Task statement:
Omit the pictures and print exactly the lines of the listing below, starting at the first and ending at the line containing "-78, -77, -76]".

Data segment:
***

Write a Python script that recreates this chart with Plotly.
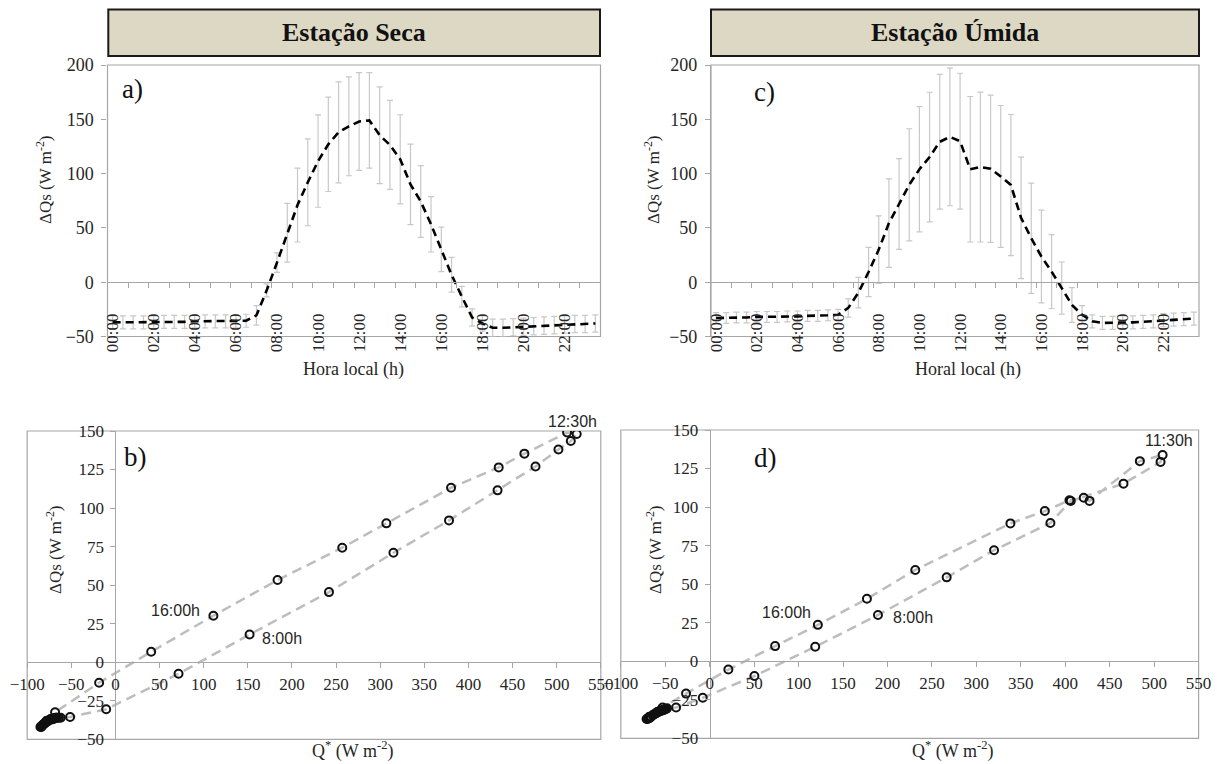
import plotly.graph_objects as go

W, H = 1217, 764

# ---------------- data ----------------
categories = [f"{h:02d}:{m:02d}" for h in range(24) for m in (0, 30)]
tick_labels = categories[::4]

# Dry season (Estação Seca)
dqs_seca = [-37, -37, -37, -37, -37, -36.5, -36.5, -36.5, -36, -36, -36, -36, -36, -35.5,
            -30.5, -7.5, 18, 45.5, 71, 92, 111.5, 127, 138, 143.5, 148, 149,
            135.3, 126.4, 113.2, 90.1, 74.3, 53.3, 30.2, 6.8, -13.3, -32.5,
            -38, -42, -42, -41.5, -41, -40.5, -40, -39.5, -39, -38.5, -38.5, -38]
err_seca = [6, 6, 6, 6, 6, 6, 6, 6, 6, 6, 6, 6, 6, 6,
            9, 6, 9, 27, 34, 40, 42.5, 43.5, 46.5, 45.5, 45, 44,
            44.5, 41, 41, 37, 33, 25.5, 20.5, 16, 9.5, 8,
            7, 8, 8, 8, 8, 8, 8, 8, 8, 8, 8, 8]
qstar_seca = [-74, -73, -73, -72, -71, -70, -70, -69, -68, -67, -66, -64, -62, -51.4,
              -10.5, 71.5, 152, 242, 315, 378, 433, 476, 502, 516, 522.7, 511.8,
              463.4, 434.3, 380.3, 307, 257, 183.7, 111, 40.5, -18.5, -68.4,
              -78, -84, -85, -84, -83, -82, -81, -80, -79, -78, -77, -76]

# Wet season (Estação Úmida)
dqs_umida = [-33, -33, -32.5, -32.5, -32, -32, -32, -31.5, -31.5, -31, -31, -30.5, -30, -23.7,
             -9.6, 9.4, 30, 54.4, 72, 89.7, 104, 115.2, 129.3, 133.8, 129.8, 104,
             106, 104.4, 97.4, 89.4, 59.2, 40.5, 23.6, 9.8, -5.4, -21,
             -30, -36, -37.5, -37.5, -37, -37, -36.5, -36, -35, -34.5, -34, -33.5]
err_umida = [5, 5, 5, 5, 5, 5, 5, 5, 5, 5, 5, 5, 5, 8.4,
             14, 22.6, 31, 40.8, 41.7, 51.6, 57.7, 59.7, 62, 63.4, 62.6, 67,
             69, 67.8, 65.3, 65, 56, 50.7, 42.7, 34, 24, 16,
             8.4, 6, 6, 6, 6, 6, 6, 6, 6, 6, 6, 6]
qstar_umida = [-59, -58, -57, -56, -55, -54, -53, -52, -51, -50, -49, -48, -37.8, -7.8,
               50.3, 118.7, 189.3, 266.6, 319.9, 383.3, 406.2, 465.5, 507.2, 509.5, 483.9, 427.3,
               420.8, 404.7, 377, 338.3, 231.3, 176.9, 121.7, 73.6, 21, -26.6,
               -53, -68, -71, -70, -69, -68, -67, -66, -64, -63, -61, -60]

idx = list(range(len(categories)))
label_idx = idx[::4]
boundary_ticks = [i - 0.5 for i in idx[2::2]]

# ---------------- helpers ----------------
def px(x):
    return x / W

def py(y):
    return 1 - y / H

SERIF = "Liberation Serif, Times New Roman, serif"
SANS = "Liberation Sans, Arial, sans-serif"
TXT = "#262626"
AX = "#a6a6a6"

A_X = [px(107.5), px(600.5)]
C_X = [px(711), px(1199)]
TOP_Y = [py(336.5), py(65)]
B_X = [px(27.2), px(600.8)]
B_Y = [py(739.3), py(431)]
D_X = [px(620.8), px(1198.6)]
D_Y = [py(738.3), py(430)]

TOP_RANGE = [-50, 200]
SC_XR = [-100, 550]
SC_YR = [-50, 150]

def at(dom, rng, v):
    return dom[0] + (v - rng[0]) / (rng[1] - rng[0]) * (dom[1] - dom[0])

fig = go.Figure()

# ---------- top panels ----------
for (xa, xl, ya, ys, es) in [("x", "x5", "y", dqs_seca, err_seca), ("x2", "x6", "y2", dqs_umida, err_umida)]:
    fig.add_trace(go.Scatter(
        x=idx, y=ys, mode="lines", xaxis=xa, yaxis=ya,
        line=dict(color="black", width=2.6, dash="8px,5px"),
        error_y=dict(type="data", array=es, color="#c8c8c8", thickness=1.2, width=3),
        hoverinfo="skip"))
    fig.add_trace(go.Scatter(
        x=[idx[0]], y=[ys[0]], mode="markers", xaxis=xl, yaxis=ya,
        marker=dict(opacity=0), hoverinfo="skip"))

# ---------- scatter panels ----------
for (xa, ya, qx, qy) in [("x3", "y3", qstar_seca, dqs_seca), ("x4", "y4", qstar_umida, dqs_umida)]:
    fig.add_trace(go.Scatter(
        x=qx, y=qy, mode="lines+markers", xaxis=xa, yaxis=ya,
        line=dict(color="#bdbdbd", width=2.5, dash="10px,6px"),
        marker=dict(symbol="circle-open", size=8, color="#111111", line=dict(width=2, color="#111111")),
        hoverinfo="skip"))

tick_font = dict(family=SERIF, size=18, color=TXT)
tick_font_s = dict(family=SERIF, size=17, color=TXT)

def top_x(dom, yd):
    return dict(domain=dom, range=[-0.5, 47.5], anchor="free", automargin=False,
                position=at(yd, TOP_RANGE, 0), showline=True, linecolor=AX, linewidth=1.2,
                tickmode="array", tickvals=boundary_ticks, ticks="outside", ticklen=5,
                tickcolor=AX, showticklabels=False, showgrid=False, zeroline=False)

def top_xlabels(base, yd):
    return dict(overlaying=base, range=[-0.5, 47.5], anchor="free", automargin=False,
                position=py(309), showline=False, ticks="", tickmode="array",
                tickvals=label_idx, ticktext=tick_labels, tickangle=-90,
                tickfont=dict(family=SERIF, size=17, color=TXT),
                showgrid=False, zeroline=False)

def top_y(anchor):
    return dict(domain=TOP_Y, range=TOP_RANGE, anchor=anchor, automargin=False, showline=True,
                linecolor=AX, linewidth=1.2, tickmode="array", tickvals=[-50, 0, 50, 100, 150, 200],
                ticks="outside", ticklen=5, tickcolor=AX, tickfont=tick_font,
                ticklabelstandoff=4, showgrid=False, zeroline=False)

def sc_x(dom, yd):
    return dict(domain=dom, range=SC_XR, anchor="free", automargin=False, position=at(yd, SC_YR, 0),
                showline=True, linecolor=AX, linewidth=1.2, tickmode="linear", tick0=-100, dtick=50,
                ticks="outside", ticklen=5, tickcolor=AX, tickfont=tick_font_s,
                ticklabelstandoff=1, showgrid=False, zeroline=False)

def sc_y(dom, xd):
    return dict(domain=dom, range=SC_YR, anchor="free", automargin=False, position=at(xd, SC_XR, 0),
                showline=True, linecolor=AX, linewidth=1.2, tickmode="linear", tick0=-50, dtick=25,
                ticks="outside", ticklen=5, tickcolor=AX, tickfont=tick_font_s,
                ticklabelstandoff=3, showgrid=False, zeroline=False)

layout = dict(
    width=W, height=H, margin=dict(l=0, r=0, t=0, b=0, pad=0, autoexpand=False),
    paper_bgcolor="white", plot_bgcolor="white", showlegend=False,
    xaxis=top_x(A_X, TOP_Y), xaxis5=top_xlabels("x", TOP_Y), yaxis=top_y("x"),
    xaxis2=top_x(C_X, TOP_Y), xaxis6=top_xlabels("x2", TOP_Y), yaxis2=top_y("x2"),
    xaxis3=sc_x(B_X, B_Y), yaxis3=sc_y(B_Y, B_X),
    xaxis4=sc_x(D_X, D_Y), yaxis4=sc_y(D_Y, D_X),
)
fig.update_layout(**layout)

# frames
shapes = []
for xa, ya in [("x", "y"), ("x2", "y2"), ("x3", "y3"), ("x4", "y4")]:
    shapes.append(dict(type="rect", xref=f"{xa} domain", yref=f"{ya} domain",
                       x0=0, x1=1, y0=0, y1=1, line=dict(color=AX, width=1.2), layer="below"))
# title boxes
for x0, x1 in [(108.3, 600), (711, 1199)]:
    shapes.append(dict(type="rect", xref="paper", yref="paper", x0=px(x0), x1=px(x1),
                       y0=py(56), y1=py(9.5), fillcolor="#ddd8c3",
                       line=dict(color="#1a1a1a", width=2)))
fig.update_layout(shapes=shapes)

ann = []
def A(text, x, y, size, family=SERIF, angle=0, color=TXT, bold=False):
    ann.append(dict(text=f"<b>{text}</b>" if bold else text, x=px(x), y=py(y), xref="paper", yref="paper",
                    showarrow=False, xanchor="center", yanchor="middle", textangle=angle,
                    font=dict(family=family, size=size, color=color)))

A("Estação Seca", 354, 33, 26, bold=True, color="#111111")
A("Estação Úmida", 955, 33, 26, bold=True, color="#111111")
A("ΔQs (W m<sup>-2</sup>)", 44, 180, 17, angle=-90)
A("ΔQs (W m<sup>-2</sup>)", 652, 180, 17, angle=-90)
A("ΔQs (W m<sup>-2</sup>)", 54, 550, 17, angle=-90)
A("ΔQs (W m<sup>-2</sup>)", 654, 550, 17, angle=-90)
A("Hora local (h)", 353, 370, 18)
A("Horal local (h)", 968, 370, 18)
A("Q<sup>*</sup> (W m<sup>-2</sup>)", 352, 750, 18)
A("Q<sup>*</sup> (W m<sup>-2</sup>)", 952, 750, 18)
A("a)", 132, 89, 27, color="#111111")
A("c)", 764, 92, 27, color="#111111")
A("b)", 135, 457, 27, color="#111111")
A("d)", 765, 458, 27, color="#111111")
A("16:00h", 175, 610, 16, family=SANS)
A("8:00h", 282, 638, 16, family=SANS)
A("12:30h", 572, 421, 16, family=SANS)
A("16:00h", 786, 612, 16, family=SANS)
A("8:00h", 913, 617, 16, family=SANS)
A("11:30h", 1169, 440, 16, family=SANS)
fig.update_layout(annotations=ann)

fig.write_html("out.html")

***

The response:
Write a Python script that recreates this chart with Plotly.
import plotly.graph_objects as go

W, H = 1217, 764

# ---------------- data ----------------
categories = [f"{h:02d}:{m:02d}" for h in range(24) for m in (0, 30)]
tick_labels = categories[::4]

# Dry season (Estação Seca)
dqs_seca = [-37, -37, -37, -37, -37, -36.5, -36.5, -36.5, -36, -36, -36, -36, -36, -35.5,
            -30.5, -7.5, 18, 45.5, 71, 92, 111.5, 127, 138, 143.5, 148, 149,
            135.3, 126.4, 113.2, 90.1, 74.3, 53.3, 30.2, 6.8, -13.3, -32.5,
            -38, -42, -42, -41.5, -41, -40.5, -40, -39.5, -39, -38.5, -38.5, -38]
err_seca = [6, 6, 6, 6, 6, 6, 6, 6, 6, 6, 6, 6, 6, 6,
            9, 6, 9, 27, 34, 40, 42.5, 43.5, 46.5, 45.5, 45, 44,
            44.5, 41, 41, 37, 33, 25.5, 20.5, 16, 9.5, 8,
            7, 8, 8, 8, 8, 8, 8, 8, 8, 8, 8, 8]
qstar_seca = [-74, -73, -73, -72, -71, -70, -70, -69, -68, -67, -66, -64, -62, -51.4,
              -10.5, 71.5, 152, 242, 315, 378, 433, 476, 502, 516, 522.7, 511.8,
              463.4, 434.3, 380.3, 307, 257, 183.7, 111, 40.5, -18.5, -68.4,
              -78, -84, -85, -84, -83, -82, -81, -80, -79, -78, -77, -76]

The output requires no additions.